Of course, Satan was lying when he implied the kingdoms of the world were his to give away, and he was attempting to distract Jesus from his redemptive mission. In his perfect humility, Jesus didn’t give in to the temptation to use his power for worldly gain. Instead, he remained focused on bowing before his Father, for kingdom gain.
When we follow Jesus’ humble example, we bow before God as our power source, remembering that our skills and leadership in the workplace are only possible by God’s gift of grace. This humble posture helps us to make decisions that promote the well-being of others, rather than our own self-interest. Imitating Jesus’ humility helps us to avoid self-exaltation and to treat our colleagues as God’s creation, made in his image and highly valuable to him. Humility at work means that we willingly place ourselves under the authority of those above us, not seeking to circumvent their rules or plans. We can be humble when, by God’s grace, we worship him and work according to his mission for our lives.
Humble Obedience to the Father
Not only did Jesus perfectly execute the power given to him by God, but he served his Father in absolute obedience. There is no greater example than Jesus’ agonized prayer in the Garden of Gethsemane, when he fell on face, saying, “My Father, if it be possible, let this cup pass from me; nevertheless, not as I will, but as you will” (Matt. 26:39). In order to completely obey God’s will, Jesus humbled himself even to death.
Jesus’ example reminds us to “work heartily, as for the Lord and not for men,” (Col. 3:23). Remembering this motivates us to stand up for what is right, no matter the professional risk. God may call us to obey him by making high-impact choices (such as refusing a request to alter documents) that garner a lot of negative attention and may even cost us our jobs. Or, obedience to God at work may take a quieter form, such as a daily commitment to refrain from office gossip. Regardless of our type of work and the opportunities it presents, we can obey God by devoting ourselves to excellence, even when our efforts go unsupervised or unacknowledged. Humility at work means that we obey God by pursuing the ethics and effort that will honor him.
Humble Service to Others
Jesus left his throne and came to earth “not to be served but to serve” (Mk. 10:45). One way he exemplified this was by washing the feet of his disciples, saying “If I then, your Lord and Teacher, have washed your feet, you also ought to wash one another’s feet. For I have given you an example, that you also should do just as I have done to you” (Jn. 13:14-15). This is an astounding example of humility!
Imitating Jesus’ “good works” of humble service requires us to count our colleagues’ needs as more important than our own (Phil 2:3). It is so much easier to be selfish in the workplace. But when we speak up for those who have no voice, help those who can’t repay in favor or influence, or extend an act of kindness to someone who has been unkind, we are humbly serving others as Jesus did. Jesus’ example of humility may lead us to serve others in ways that are uncomfortable and seem “beneath our pay grade.” Yet, imitating Christ in this way may be just the “good work” that points others to praise and glorify God.

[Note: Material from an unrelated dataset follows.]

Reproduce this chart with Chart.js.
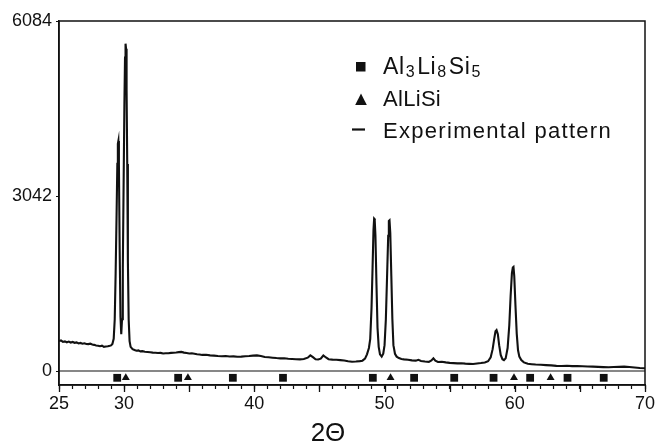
<!DOCTYPE html>
<html><head><meta charset="utf-8">
<script src="https://cdn.jsdelivr.net/npm/chart.js@4"></script>
<style>html,body{margin:0;padding:0;background:#fff;overflow:hidden}canvas{display:block}</style>
</head><body><canvas id="c" width="657" height="442" style="width:657px;height:442px"></canvas>
<script>
// 2-theta positions of the experimental pattern
const twoTheta = [
25.0,25.15,25.3,25.45,25.6,25.75,25.9,26.05,26.2,26.35,26.5,26.65,26.8,26.95,27.1,27.25,27.4,27.55,27.7,27.85,28.0,28.15,28.3,28.45,28.6,28.75,28.9,29.0,29.1,
29.2,29.28,29.35,29.42,29.48,29.52,29.56,29.6,29.66,29.72,29.78,
29.84,29.9,29.96,30.02,30.07,30.11,30.15,30.19,30.24,30.29,30.35,30.42,
30.5,30.65,30.8,30.95,31.1,31.25,31.4,31.6,31.8,32.0,32.2,32.4,32.6,32.8,33.0,33.2,33.4,33.6,33.8,34.0,34.2,34.4,34.6,34.8,35.0,35.2,35.4,35.6,35.8,36.0,36.3,36.6,36.9,37.2,37.5,37.8,38.1,38.4,38.7,39.0,39.3,39.6,39.9,40.2,40.5,40.8,41.1,41.4,41.7,42.0,42.3,42.6,42.9,43.2,43.5,43.8,44.1,44.3,44.5,44.7,44.9,45.1,45.3,45.5,45.7,46.0,46.3,46.6,46.9,47.2,47.5,47.8,48.1,48.3,48.5,
48.65,48.8,48.9,49.0,49.08,49.15,49.2,49.24,49.3,49.38,49.46,49.55,49.65,49.78,49.9,50.0,50.1,50.2,50.28,50.33,50.38,50.44,50.52,50.6,50.68,50.8,50.93,
51.1,51.3,51.5,51.8,52.1,52.4,52.6,52.8,53.1,53.4,53.6,53.75,53.9,54.1,54.4,54.7,55.0,55.3,55.6,55.9,56.2,56.5,56.8,57.1,57.4,57.7,57.95,
58.15,58.3,58.42,58.52,58.6,58.7,58.8,58.92,59.05,59.17,59.3,59.45,59.58,59.68,59.78,59.85,59.9,59.96,60.05,60.15,60.25,60.35,60.5,60.7,
61.0,61.3,61.6,62.0,62.4,62.8,63.2,63.6,64.0,64.4,64.8,65.2,65.6,66.0,66.4,66.8,67.2,67.6,68.0,68.4,68.8,69.2,69.6,70.0];
// measured intensity (counts)
const intensity = [
520,530,505,515,500,512,495,505,490,498,480,488,475,482,470,468,476,460,455,445,440,432,440,420,425,430,438,445,470,
560,900,1700,2700,3600,3950,4000,3600,2100,950,640,
900,1800,3200,4600,5450,5690,5600,4900,3600,1900,900,520,
420,380,365,352,358,342,345,336,330,325,320,318,312,315,305,308,310,315,318,322,328,332,320,312,305,308,300,292,288,280,284,272,268,262,258,262,252,255,248,250,258,262,268,272,262,245,240,232,225,220,222,212,208,205,203,210,232,272,240,205,200,215,270,235,205,198,195,190,182,170,162,165,172,180,215,
290,400,560,1100,1800,2450,2650,2640,2350,1500,750,420,290,250,300,450,900,1700,2350,2610,2620,2400,1650,900,450,300,250,
225,210,203,195,185,180,195,175,165,160,185,220,180,158,162,150,142,138,133,135,128,125,122,130,138,148,170,
240,380,560,690,710,640,450,280,205,190,220,400,800,1300,1700,1800,1810,1650,1150,650,360,250,190,150,
125,118,112,108,102,98,90,88,92,85,88,82,78,76,72,68,65,70,72,76,70,60,52,48];
// reference reflections
const al3li8si5Pos = [29.47, 34.15, 38.35, 42.2, 49.1, 52.27, 55.35, 58.37, 61.18, 64.05, 66.83];
const alLiSiPos = [30.13, 34.9, 50.46, 59.94, 62.75];
const markerLevel = -118;
const xTickLabels = [25, 30, 40, 50, 60, 70];
const yTickValues = [0, 3042, 6084];
const legendNames = ['Al3Li8Si5', 'AlLiSi', 'Experimental pattern'];
const xTitle = '2\u0398';

const FONT = '"Liberation Sans", Arial, Helvetica, sans-serif';
const INK = '#111';

const pattern = twoTheta.map((x, i) => ({x, y: intensity[i]}));
const zeroLine = [{x: 25, y: 0}, {x: 70, y: 0}];

function setSpacing(ctx, v) { try { ctx.letterSpacing = v; } catch (e) {} }

const extras = {
  id: 'extras',
  afterDraw(chart) {
    const {ctx, chartArea: a, scales: {x}} = chart;
    ctx.save();
    ctx.strokeStyle = INK;
    ctx.lineWidth = 1.5;
    ctx.strokeRect(a.left, a.top, a.right - a.left, a.bottom - a.top);
    // major ticks (longer)
    ctx.lineWidth = 1.3;
    for (let v = 25; v <= 70; v += 5) {
      const px = Math.round(x.getPixelForValue(v)) + 0.5;
      ctx.beginPath(); ctx.moveTo(px, a.bottom); ctx.lineTo(px, a.bottom + 7); ctx.stroke();
    }
    // legend
    ctx.fillStyle = INK;
    ctx.fillRect(356, 62, 9.5, 9.5);
    ctx.beginPath(); ctx.moveTo(361, 93.5); ctx.lineTo(366.8, 105); ctx.lineTo(355.2, 105); ctx.closePath(); ctx.fill();
    ctx.lineWidth = 2.2;
    ctx.beginPath(); ctx.moveTo(352, 129.5); ctx.lineTo(365, 129.5); ctx.stroke();
    ctx.textBaseline = 'alphabetic';
    ctx.textAlign = 'left';
    // formula with subscripts
    setSpacing(ctx, '0.6px');
    const parts = [['Al', false], ['3', true], ['Li', false], ['8', true], ['Si', false], ['5', true]];
    let tx = 383;
    for (const [t, sub] of parts) {
      ctx.font = (sub ? '16px ' : '23px ') + FONT;
      if (sub) tx += 1;
      ctx.fillText(t, tx, sub ? 77 : 74);
      tx += ctx.measureText(t).width + (sub ? 2 : 0);
    }
    setSpacing(ctx, '0.3px');
    ctx.font = '22px ' + FONT;
    ctx.fillText(legendNames[1], 383, 106);
    setSpacing(ctx, '1.3px');
    ctx.fillText(legendNames[2], 383, 138);
    setSpacing(ctx, '0px');
    // x title
    ctx.font = '26px ' + FONT;
    ctx.textAlign = 'center';
    ctx.fillText(xTitle, 328, 441);
    ctx.restore();
  }
};

new Chart(document.getElementById('c'), {
  type: 'scatter',
  data: {
    datasets: [
      {label: legendNames[2], data: pattern, showLine: true, borderColor: INK, borderWidth: 2.1, pointRadius: 0, tension: 0},
      {label: 'zero', data: zeroLine, showLine: true, borderColor: INK, borderWidth: 1.2, pointRadius: 0},
      {label: legendNames[0], data: al3li8si5Pos.map(v => ({x: v, y: markerLevel})), pointStyle: 'rect', pointRadius: 5.5, backgroundColor: INK, borderWidth: 0},
      {label: legendNames[1], data: alLiSiPos.map(v => ({x: v, y: markerLevel})), pointStyle: 'triangle', pointRadius: 4.6, backgroundColor: INK, borderWidth: 0}
    ]
  },
  options: {
    responsive: false, animation: false, devicePixelRatio: 1,
    layout: {padding: {top: 21, right: 12, left: 0, bottom: 0}, autoPadding: false},
    plugins: {legend: {display: false}, tooltip: {enabled: false}},
    scales: {
      x: {
        type: 'linear', min: 25, max: 70,
        afterFit: s => { s.height = 57; s.paddingLeft = 0; s.paddingRight = 0; },
        ticks: {stepSize: 1, autoSkip: false, maxRotation: 0, padding: 4, color: INK,
          font: {size: 18, family: FONT},
          callback: v => xTickLabels.includes(v) ? String(v) : ''},
        grid: {drawOnChartArea: false, drawTicks: true, tickLength: 4, color: INK, tickWidth: 1.2},
        border: {display: true, color: INK, width: 1.5}
      },
      y: {
        type: 'linear', min: -243, max: 6084,
        afterFit: s => { s.width = 59; s.paddingTop = 0; s.paddingBottom = 0; },
        afterBuildTicks: s => { s.ticks = yTickValues.map(v => ({value: v})); },
        ticks: {padding: 4, color: INK, font: {size: 18, family: FONT}, callback: v => String(v)},
        grid: {drawOnChartArea: false, drawTicks: true, tickLength: 3, color: INK, tickWidth: 1.2},
        border: {display: true, color: INK, width: 1.5}
      }
    }
  },
  plugins: [extras]
});
</script></body></html>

Your Humble Calling on Monday
Believer, you are called to live out your faith beyond the church walls on Sunday. God has placed you exactly where he wants you to be, Monday through Friday—at that specific job and in that particular role. The world of work is dark and desperately needs the light of Jesus. Christ-like humility is the way to shine that light. In Christ, you have everything you need to humbly use the skills he has given you, as you obey God and serve others. May we be the light so that the world may see Christ.